Elizabeth Brackett: The Fox River flows through Waukesha, Wisconsin, but the river does nothing to solve the city’s drinking water crisis. All of Waukesha’s water comes from a deep aquifer with high radium levels.

Dan Duchniak, Waukesha Water Facility: We are not in compliance with the radium standard in the city of Waukesha. We exceed it by three times the federal limit.

Brackett: This pumping station brings Waukesha’s water up from the deep aquifer. The city treats the water for radium but says it will not be able to meet the federal standards by a June 2018 deadline. In addition to the radium contamination, city officials fear the deep aquifer, which stretches from northern Wisconsin through northern Illinois, is inadequate for the city’s water needs.

Waukesha Mayor Shawn Reilly: Our biggest problem is that the use of the deep wells is not sustainable in the long term. So we need to find another water source and after 13 years of study, looking at many different options, the conclusion that the city made was that we need water from Lake Michigan.

Brackett: Waukesha is only 15 miles west of Lake Michigan but it’s just outside the Great Lakes watershed. That’s important because in 2008, eight states and two Canadian provinces signed a compact protecting the Great Lakes with a ban on water diversion from communities outside the watershed.

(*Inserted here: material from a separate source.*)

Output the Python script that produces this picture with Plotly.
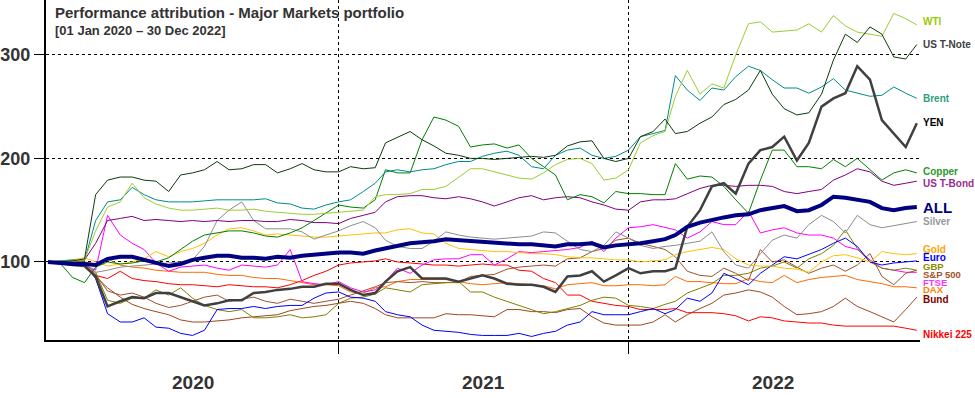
import plotly.graph_objects as go

# half-monthly observation dates (1st and 16th), last one 30 Dec 2022
dates = []
for yr in (2020, 2021, 2022):
    for mo in range(1, 13):
        dates.append(f"{yr}-{mo:02d}-01")
        dates.append(f"{yr}-{mo:02d}-16")
dates.append("2022-12-30")

wti = [100,100,101,102,130,153,158,176,162,156,152,150,150,151,152,150,150,151,149,148,147,146,146,147,148,
       149,150,163,165,165,166,170,170,173,182,190,190,187,184,181,180,186,194,199,200,195,179,181,189,
       215,222,226,260,285,262,272,268,300,330,332,322,323,324,330,322,338,328,322,320,318,340,335,329]
us_tnote = [100,100,101,103,165,179,182,182,179,178,168,184,186,189,197,189,190,194,194,186,190,195,189,187,187,
            192,190,191,215,220,226,218,212,205,203,200,200,199,200,201,202,201,203,212,216,217,200,197,200,
            221,226,238,224,226,234,240,252,257,266,285,262,248,242,244,262,295,320,312,327,320,298,296,310]
brent = [100,101,102,101,140,158,160,172,165,160,158,158,158,159,160,160,160,160,161,157,156,152,151,155,158,
         160,168,176,187,189,187,189,190,194,197,197,202,205,207,203,192,190,203,208,210,203,200,202,208,
         221,224,227,280,266,256,268,266,279,289,285,276,268,268,263,269,277,266,263,260,261,269,263,258]
yen = [100,99,97,96,86,57,62,66,65,70,70,66,62,58,60,63,63,70,71,73,74,76,76,79,79,
       73,68,70,81,91,95,84,84,84,81,84,87,84,79,78,78,76,71,86,87,91,81,87,94,
       89,91,91,94,134,150,173,176,166,195,208,211,221,198,215,250,258,263,289,276,237,224,211,234]
copper = [100,99,85,80,95,100,98,99,101,100,104,112,120,126,128,130,130,128,125,124,128,133,140,147,155,
          153,152,160,189,186,186,218,240,237,231,211,213,214,210,213,200,192,184,160,165,163,157,168,166,
          166,165,165,195,180,183,182,173,160,147,179,208,208,192,192,190,199,192,200,189,179,186,189,186]
us_tbond = [100,100,101,102,118,140,142,144,140,141,140,139,140,139,140,139,140,140,139,139,141,140,138,138,137,
            142,145,148,158,163,164,164,162,161,163,161,158,154,158,162,164,160,162,163,162,158,155,151,150,
            158,160,160,161,166,171,174,174,173,174,174,173,168,166,168,170,179,184,190,187,178,174,176,178]
all_portfolio = [100,99,98,98,97,103,105,105,102,99,96,98,102,104,106,106,104,104,103,105,104,106,107,108,109,
                 109,108,111,113,116,118,119,120,122,121,120,120,119,118,117,117,116,115,117,117,118,114,116,117,
                 118,120,122,126,134,138,141,143,145,146,150,152,154,149,150,155,163,162,160,158,152,150,152,153]
silver = [100,101,100,98,90,92,95,96,97,98,99,100,102,115,140,150,158,140,132,132,132,129,122,126,130,
          135,139,133,121,115,113,113,120,129,126,124,123,122,123,124,125,129,128,120,112,110,116,129,123,
          116,113,115,116,118,120,129,110,97,94,108,121,126,123,136,145,139,128,145,136,133,135,137,139]
gold = [100,101,102,104,100,96,98,100,103,110,105,110,113,118,126,132,133,130,126,127,126,125,124,124,125,
        126,127,128,128,131,132,128,127,118,113,112,111,110,110,109,108,108,107,105,104,104,103,102,102,
        100,101,102,107,110,112,114,112,103,97,96,96,94,93,90,100,106,107,104,100,110,108,107,108]
euro = [100,100,99,97,84,50,42,42,46,37,36,31,29,34,54,55,55,57,55,57,58,58,65,70,71,
        66,65,62,52,49,47,39,34,33,32,30,29,29,29,31,28,31,33,39,42,52,49,49,49,
        52,55,50,54,65,62,70,89,84,78,89,97,105,103,107,112,118,123,115,100,97,99,100,101]
gbp = [100,100,99,98,90,63,60,65,65,73,68,75,65,58,54,52,54,46,46,47,49,46,47,49,60,
       65,66,69,75,73,71,78,79,80,81,71,71,66,62,58,54,50,52,55,58,63,66,65,58,
       57,55,59,62,70,75,79,87,87,89,94,96,100,94,103,108,116,131,113,100,94,92,94,92]
sp500 = [100,100,101,100,88,72,68,70,66,60,56,58,62,66,68,62,64,66,62,60,64,62,60,62,64,
         68,72,76,80,81,80,81,80,80,80,86,87,88,93,95,96,97,96,103,104,110,113,121,123,
         118,115,112,105,91,87,86,94,89,82,112,100,102,95,89,94,97,91,97,108,86,78,89,92]
ftse = [100,100,100,97,92,145,126,118,112,99,91,95,96,97,94,92,97,96,95,97,112,81,79,78,81,
        75,71,73,81,94,89,97,102,103,103,107,107,97,103,110,109,110,111,112,114,120,110,123,133,
        134,136,133,131,123,129,139,136,136,149,128,131,133,128,126,126,123,115,112,102,94,92,90,90]
dax = [100,100,101,100,98,103,97,95,94,92,91,90,90,90,88,87,87,85,84,84,82,80,78,78,77,
       71,70,75,76,81,83,83,83,83,81,79,78,79,80,79,78,77,74,78,79,80,77,77,78,
       78,77,78,86,81,81,80,79,79,84,81,80,87,80,83,85,86,87,83,81,79,76,76,75]
bund = [100,100,100,98,86,75,66,59,55,52,49,44,42,42,43,44,46,47,48,49,53,55,57,58,60,
        62,60,55,49,46,46,46,46,50,49,49,48,47,54,54,52,52,51,54,55,47,41,39,39,
        39,42,49,42,49,55,60,68,70,73,71,66,57,49,50,52,57,65,57,52,47,42,54,66]
nikkei = [100,100,99,98,87,84,91,84,82,81,79,78,78,77,76,78,77,76,76,75,78,82,87,91,97,
          99,100,101,103,100,99,98,97,97,96,97,98,97,97,92,91,84,80,68,68,62,60,58,57,
          54,54,54,55,51,51,51,50,48,43,47,46,43,42,41,41,39,38,38,38,38,38,36,34]

series_names = ["Nikkei 225", "Bund", "DAX", "FTSE", "S&P 500", "GBP", "Euro", "Gold",
                "Silver", "US T-Bond", "Copper", "Brent", "WTI", "US T-Note", "YEN", "ALL"]
series_values = [nikkei, bund, dax, ftse, sp500, gbp, euro, gold,
                 silver, us_tbond, copper, brent, wti, us_tnote, yen, all_portfolio]
year_labels = ["2020", "2021", "2022"]
y_ticks = [100, 200, 300]

for n, v in zip(series_names, series_values):
    assert len(v) == len(dates), (n, len(v))

# styling (not data)
line_style = {
    "Nikkei 225": ("#FF0000", 1), "Bund": ("#A0461E", 1), "DAX": ("#FF6A00", 1),
    "FTSE": ("#FF00FF", 1), "S&P 500": ("#A0522D", 1), "GBP": ("#808000", 1),
    "Euro": ("#0000FF", 1), "Gold": ("#FFC000", 1), "Silver": ("#8C8C8C", 1),
    "US T-Bond": ("#800080", 1), "Copper": ("#008000", 1), "Brent": ("#008B8B", 1),
    "WTI": ("#9ACD32", 1), "US T-Note": ("#0B3B0B", 1), "YEN": ("#404040", 2.5),
    "ALL": ("#000080", 4),
}
label_style = {  # text colour, label y position, font size
    "WTI": ("#99CC00", 332, 10), "US T-Note": ("#404040", 310, 10), "Brent": ("#2E9E7E", 258, 10),
    "YEN": ("#000000", 235, 10), "Copper": ("#2A9A2A", 187, 10), "US T-Bond": ("#9B2D8F", 176, 10),
    "ALL": ("#000080", 153, 15), "Silver": ("#999999", 139, 10), "Gold": ("#FFA500", 112, 10),
    "Euro": ("#0000FF", 104, 10), "GBP": ("#8B8B00", 95.5, 9.5), "S&P 500": ("#A0522D", 88, 9.5),
    "FTSE": ("#FF33FF", 80.5, 9.5), "DAX": ("#FF7F00", 73, 9.5), "Bund": ("#800000", 64, 10),
    "Nikkei 225": ("#FF0000", 29.5, 10),
}

FONT = "Liberation Sans"

fig = go.Figure()
for n, v in zip(series_names, series_values):
    col, w = line_style[n]
    fig.add_trace(go.Scatter(x=dates, y=v, mode="lines", name=n,
                             line=dict(color=col, width=w), showlegend=False))

ann = []
for n in series_names:
    col, ly, fs = label_style[n]
    ann.append(dict(x=dates[-1], y=ly, xref="x", yref="y", text=n, showarrow=False,
                    xanchor="left", yanchor="middle", xshift=4,
                    font=dict(color=col, size=fs, weight="bold", family=FONT)))
for yl in year_labels:
    ann.append(dict(x=f"{yl}-07-02", y=-0.126, xref="x", yref="paper", text=yl, showarrow=False,
                    xanchor="center", yanchor="middle",
                    font=dict(color="#333333", size=19, weight="bold", family=FONT)))
ann.append(dict(x=0.008, y=0.962, xref="paper", yref="paper", xanchor="left", yanchor="middle",
                text="Performance attribution - Major Markets portfolio", showarrow=False,
                font=dict(color="#333333", size=15, weight="bold", family=FONT)))
ann.append(dict(x=0.008, y=0.909, xref="paper", yref="paper", xanchor="left", yanchor="middle",
                text="[01 Jan 2020 \u2013 30 Dec 2022]", showarrow=False,
                font=dict(color="#333333", size=13, weight="bold", family=FONT)))

fig.update_layout(
    width=975, height=398,
    margin=dict(l=46, r=55, t=0, b=58),
    paper_bgcolor="white", plot_bgcolor="white",
    annotations=ann,
    hovermode=False,
    xaxis=dict(type="date", range=["2019-12-29 12:00", "2023-01-03"],
               tickvals=["2021-01-01", "2022-01-01"], ticktext=["", ""],
               ticks="outside", ticklen=12, tickcolor="black", tickwidth=1,
               showline=True, linecolor="black", linewidth=2,
               showgrid=True, gridcolor="black", griddash="dot", gridwidth=1,
               zeroline=False, automargin=False),
    yaxis=dict(range=[24.6, 353], tickvals=y_ticks, ticktext=[str(t) for t in y_ticks],
               ticks="outside", ticklen=10, tickcolor="black", tickwidth=1,
               tickfont=dict(color="#333333", size=18, weight="bold", family=FONT),
               showline=True, linecolor="black", linewidth=2,
               showgrid=True, gridcolor="black", griddash="dot", gridwidth=1,
               zeroline=False, automargin=False),
)

fig.write_html("out.html", config={"displayModeBar": False},
               post_script="document.body.style.margin='0';")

The Great Lakes WatershedThe Great Lakes Watershed

Joel Brammeier, Alliance for the Great Lakes: The compact was created because the Great Lakes were under threat from water diversions near and far, all over the country and all over the world. The compact sets a very high standard for any exceptions to that ban and Waukesha has applied for one of those exceptions.

Brackett: Waukesha is the first community to ask for a diversion since the compact was signed. The initial application asked to withdraw just over 10 million gallons a day to serve residents in Waukesha’s current water service area. Under the $200 million plan, the city would buy its Lake Michigan water from the lakeside town of Oak Creek.

Duchniak: We chose the city of Oak Creek to go with for our water supply. We are going to build a pipeline that hooks up to their water system, pipes that water to the city of Waukesha [and] we will distribute it to our customers.


Documents: Read the compact and Waukesha's diversion application


Brackett: Representatives of the Great Lakes states and provinces approved a modified version of Waukesha’s request. But the final decision will not be made until June, when the eight governors meet to vote on that. It only takes one no vote from a governor to scuttle Waukesha’s hopes for a Lake Michigan water supply. To comply with the modifications, Waukesha will have to cut its water request from just over 10 million gallons of water a day to just over eight. And they will have to reduce the size of the service area. Even with these modifications, environmental activists are pushing for a no vote from the governors, saying diverting Lake Michigan water for Waukesha would set a dangerous precedent.

Cheryl Menn, Milwaukee River Keepers: The high bar of the Great Lakes compact is that you have to show that you have no reasonable water supply alternative. And we really think they have a viable alternative which is essentially using conservation and treatment to deal with their existing radium problem but essentially staying with their existing water supply.

Brackett: The activists commissioned a study, which concluded that Waukesha could continue to rely on the deep aquifer for its water supply.

Ezra Meyer, Clean Wisconsin: The sustainability on the reliance of the deep aquifer going forward as part of their solution is something that our scientists assure us is not a concern. There can be that continued reliance on the deep aquifer without concern about quantity or quality. So certainly it's not going to dry up, it's not going to disappear.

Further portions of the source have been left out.